HRW made the call against the backdrop of allegations – including violent attacks, abductions, torture – against security operatives in the country.
After the country’s August 2018 presidential election, there were reports of violent abuses on the streets of its capital, Harare.
Uniformed soldiers, according to the HRW, indiscriminately fired live ammunition at people protesting delayed election results.
The human rights watchdog said its investigations found that security forces used excessive and lethal force to crush nationwide protests in January 2019.
In a Twitter post, President Emmerson Mnangagwa called for ‘an independent investigation into what occurred in Harare’ and said ‘those responsible should be identified and brought to justice’.
The Motlanthe Commission of Inquiry later found that six people died and 35 others were injured by state security forces.
However, Mnangagwa has not implemented the commission’s recommendations, including holding to account members of the security forces responsible for abuses and compensating the families of those killed or who lost property.
‘Local groups reported that security forces fired live ammunition that killed 17 people, and uniformed soldiers raped at least 17 women during and after these protests’, HRW Southern Africa Director, Dewa Mavhinga, said in a statement.

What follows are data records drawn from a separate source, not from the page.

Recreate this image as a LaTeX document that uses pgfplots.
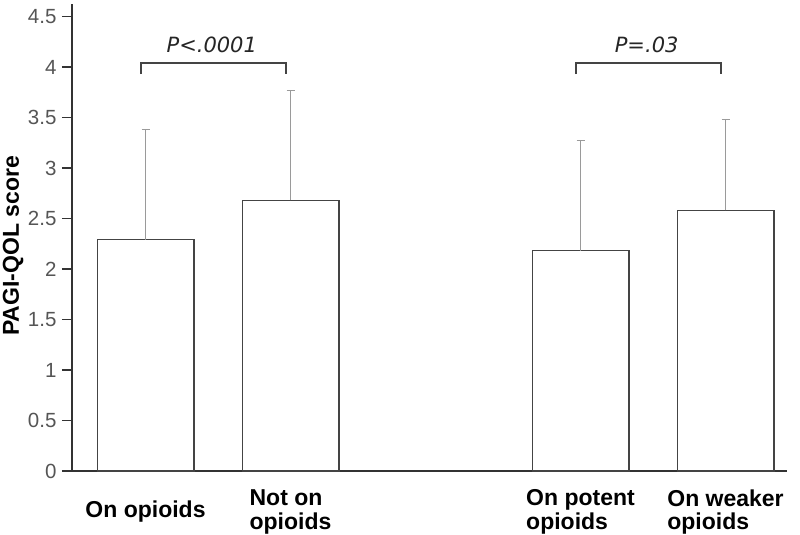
\documentclass[border=0pt]{standalone}
\usepackage{pgfplots}
\pgfplotsset{compat=1.18}
\usepackage{fontspec}
\setmainfont{Liberation Sans}
\newfontfamily\pfont{DejaVu Sans}
\definecolor{barline}{HTML}{444444}
\definecolor{errcol}{HTML}{9A9A9A}
\definecolor{ticktext}{HTML}{555555}
\definecolor{axcol}{HTML}{333333}
\begin{document}
\begin{tikzpicture}
\useasboundingbox (-72pt,-64pt) rectangle (728pt,471pt);
\begin{axis}[
  at={(0pt,0pt)}, anchor=south west,
  scale only axis, width=715pt, height=467pt,
  xmin=0.493, xmax=5.424, ymin=0, ymax=4.624,
  axis x line=bottom, axis y line=left,
  axis line style={-},
  x axis line style={line width=1.3pt, color=axcol},
  y axis line style={line width=1.8pt, color=axcol},
  xtick={1,2,4,5},
  xticklabels={On opioids,{Not on\\opioids},{On potent\\opioids},{On weaker\\opioids}},
  xtick style={draw=none},
  xticklabel style={anchor=center, yshift=-31pt, align=left,
    font=\fontsize{23}{23.5}\selectfont\bfseries},
  ytick={0,0.5,1,1.5,2,2.5,3,3.5,4,4.5},
  yticklabels={0,0.5,1,1.5,2,2.5,3,3.5,4,4.5},
  ytick style={line width=1.5pt, color=axcol},
  tick align=outside, major tick length=10pt,
  yticklabel style={font=\fontsize{20.5}{22}\selectfont, color=ticktext, xshift=-2pt},
  ylabel={PAGI-QOL score},
  ylabel style={at={(axis description cs:-0.0825,0.482)}, anchor=center,
    font=\fontsize{23}{24}\selectfont\bfseries},
  clip=false,
]
\addplot[ybar, bar width=0.667, fill=white, draw=barline, line width=1.3pt,
  error bars/.cd, y dir=plus, y explicit,
  error bar style={color=errcol, line width=1.3pt},
  error mark options={rotate=90, mark size=4pt, color=errcol, line width=1.3pt}]
  coordinates {
  (1,2.29) +- (0,1.09)
  (2,2.68) +- (0,1.09)
  (4,2.18) +- (0,1.09)
  (5,2.58) +- (0,0.90)
  };
\addplot[color=barline, line width=1.5pt, sharp plot, mark=none]
  coordinates {(0.97,3.93) (0.97,4.04) (1.97,4.04) (1.97,3.93)};
\addplot[color=barline, line width=1.5pt, sharp plot, mark=none]
  coordinates {(3.97,3.93) (3.97,4.04) (4.97,4.04) (4.97,3.93)};
\node[font=\pfont\itshape\fontsize{21}{22}\selectfont, color=black!85] at (axis cs:1.457,4.22) {P<.0001};
\node[font=\pfont\itshape\fontsize{21}{22}\selectfont, color=black!85] at (axis cs:4.456,4.22) {P=.03};
\end{axis}
\end{tikzpicture}
\end{document}
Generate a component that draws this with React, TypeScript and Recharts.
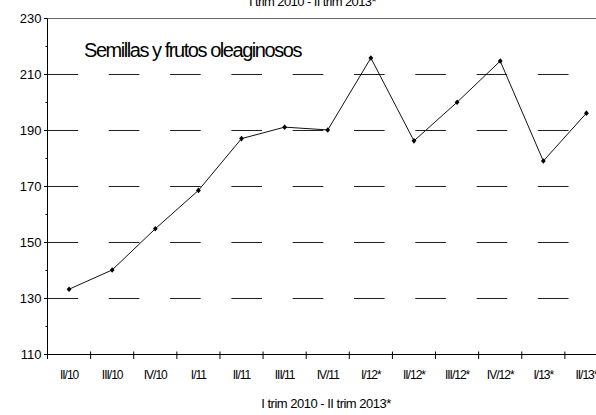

‘No security personnel have been arrested or prosecuted. In May 2020, the local rights group, the Zimbabwe Peace Project, found that the police and army topped the list of perpetrators of human rights violations in the country’.
It urged the Mnangagwa government to take ‘meaningful’ action to demonstrate that it is serious about upholding human rights and the rule of law.
‘It should ensure that security force personnel responsible for abuses – regardless of rank – are prosecuted in accordance with national and international law’, the statement aded.
‘Given the scale of security force abuses, the establishment of an independent complaint system – as provided for in Zimbabwe’s Constitution – to receive and investigate public complaints against the security services, is long overdue.
‘Once set up, the complaint system’s findings should be promptly acted upon’.